# Task goal
Leave the pictures out. Return all other data exactly.

# Data excerpt

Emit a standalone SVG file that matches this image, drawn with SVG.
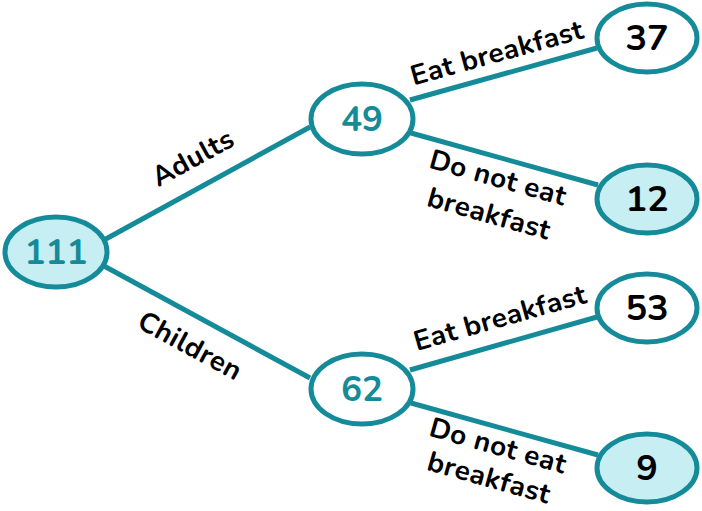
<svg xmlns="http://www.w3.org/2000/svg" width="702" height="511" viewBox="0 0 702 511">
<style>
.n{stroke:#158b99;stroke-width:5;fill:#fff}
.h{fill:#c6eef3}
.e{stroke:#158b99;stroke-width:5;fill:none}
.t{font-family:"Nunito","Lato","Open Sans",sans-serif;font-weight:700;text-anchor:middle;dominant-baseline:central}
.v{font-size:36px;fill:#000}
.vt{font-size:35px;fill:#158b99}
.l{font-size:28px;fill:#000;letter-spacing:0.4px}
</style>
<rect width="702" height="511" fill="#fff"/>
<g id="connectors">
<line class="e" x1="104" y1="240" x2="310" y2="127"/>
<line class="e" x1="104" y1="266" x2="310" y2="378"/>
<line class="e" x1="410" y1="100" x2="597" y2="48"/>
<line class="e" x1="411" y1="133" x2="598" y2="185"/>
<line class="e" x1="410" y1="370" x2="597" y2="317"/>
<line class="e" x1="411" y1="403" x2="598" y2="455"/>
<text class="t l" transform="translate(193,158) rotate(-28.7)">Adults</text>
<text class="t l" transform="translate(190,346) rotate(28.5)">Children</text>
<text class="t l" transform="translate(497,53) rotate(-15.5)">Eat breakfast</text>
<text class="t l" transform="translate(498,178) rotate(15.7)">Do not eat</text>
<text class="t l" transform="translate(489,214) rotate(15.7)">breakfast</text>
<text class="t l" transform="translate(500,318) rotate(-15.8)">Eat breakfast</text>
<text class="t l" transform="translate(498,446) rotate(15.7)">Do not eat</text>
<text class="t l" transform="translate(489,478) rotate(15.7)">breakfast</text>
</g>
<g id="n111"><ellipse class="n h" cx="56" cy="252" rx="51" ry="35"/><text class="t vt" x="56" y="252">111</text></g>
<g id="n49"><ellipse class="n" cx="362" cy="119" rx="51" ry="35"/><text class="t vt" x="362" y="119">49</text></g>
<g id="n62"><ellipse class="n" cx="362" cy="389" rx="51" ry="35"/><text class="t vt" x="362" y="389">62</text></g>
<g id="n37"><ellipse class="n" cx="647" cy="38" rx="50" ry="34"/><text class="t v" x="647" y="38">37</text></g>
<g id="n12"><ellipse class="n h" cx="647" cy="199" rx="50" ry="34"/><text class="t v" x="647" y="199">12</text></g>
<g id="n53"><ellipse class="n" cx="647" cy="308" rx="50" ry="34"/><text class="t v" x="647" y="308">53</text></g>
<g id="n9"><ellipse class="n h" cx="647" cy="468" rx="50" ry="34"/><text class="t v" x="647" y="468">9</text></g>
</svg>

# Task output
Emit a standalone SVG file that matches this image, drawn with SVG.
<svg xmlns="http://www.w3.org/2000/svg" width="702" height="511" viewBox="0 0 702 511">
<style>
.n{stroke:#158b99;stroke-width:5;fill:#fff}
.h{fill:#c6eef3}
.e{stroke:#158b99;stroke-width:5;fill:none}
.t{font-family:"Nunito","Lato","Open Sans",sans-serif;font-weight:700;text-anchor:middle;dominant-baseline:central}
.v{font-size:36px;fill:#000}
.vt{font-size:35px;fill:#158b99}
.l{font-size:28px;fill:#000;letter-spacing:0.4px}
</style>
<rect width="702" height="511" fill="#fff"/>
<g id="connectors">
<line class="e" x1="104" y1="240" x2="310" y2="127"/>
<line class="e" x1="104" y1="266" x2="310" y2="378"/>
<line class="e" x1="410" y1="100" x2="597" y2="48"/>
<line class="e" x1="411" y1="133" x2="598" y2="185"/>
<line class="e" x1="410" y1="370" x2="597" y2="317"/>
<line class="e" x1="411" y1="403" x2="598" y2="455"/>
<text class="t l" transform="translate(193,158) rotate(-28.7)">Adults</text>
<text class="t l" transform="translate(190,346) rotate(28.5)">Children</text>
<text class="t l" transform="translate(497,53) rotate(-15.5)">Eat breakfast</text>
<text class="t l" transform="translate(498,178) rotate(15.7)">Do not eat</text>
<text class="t l" transform="translate(489,214) rotate(15.7)">breakfast</text>
<text class="t l" transform="translate(500,318) rotate(-15.8)">Eat breakfast</text>
<text class="t l" transform="translate(498,446) rotate(15.7)">Do not eat</text>
<text class="t l" transform="translate(489,478) rotate(15.7)">breakfast</text>
</g>
<g id="n111"><ellipse class="n h" cx="56" cy="252" rx="51" ry="35"/><text class="t vt" x="56" y="252">111</text></g>
<g id="n49"><ellipse class="n" cx="362" cy="119" rx="51" ry="35"/><text class="t vt" x="362" y="119">49</text></g>
<g id="n62"><ellipse class="n" cx="362" cy="389" rx="51" ry="35"/><text class="t vt" x="362" y="389">62</text></g>
<g id="n37"><ellipse class="n" cx="647" cy="38" rx="50" ry="34"/><text class="t v" x="647" y="38">37</text></g>
<g id="n12"><ellipse class="n h" cx="647" cy="199" rx="50" ry="34"/><text class="t v" x="647" y="199">12</text></g>
<g id="n53"><ellipse class="n" cx="647" cy="308" rx="50" ry="34"/><text class="t v" x="647" y="308">53</text></g>
<g id="n9"><ellipse class="n h" cx="647" cy="468" rx="50" ry="34"/><text class="t v" x="647" y="468">9</text></g>
</svg>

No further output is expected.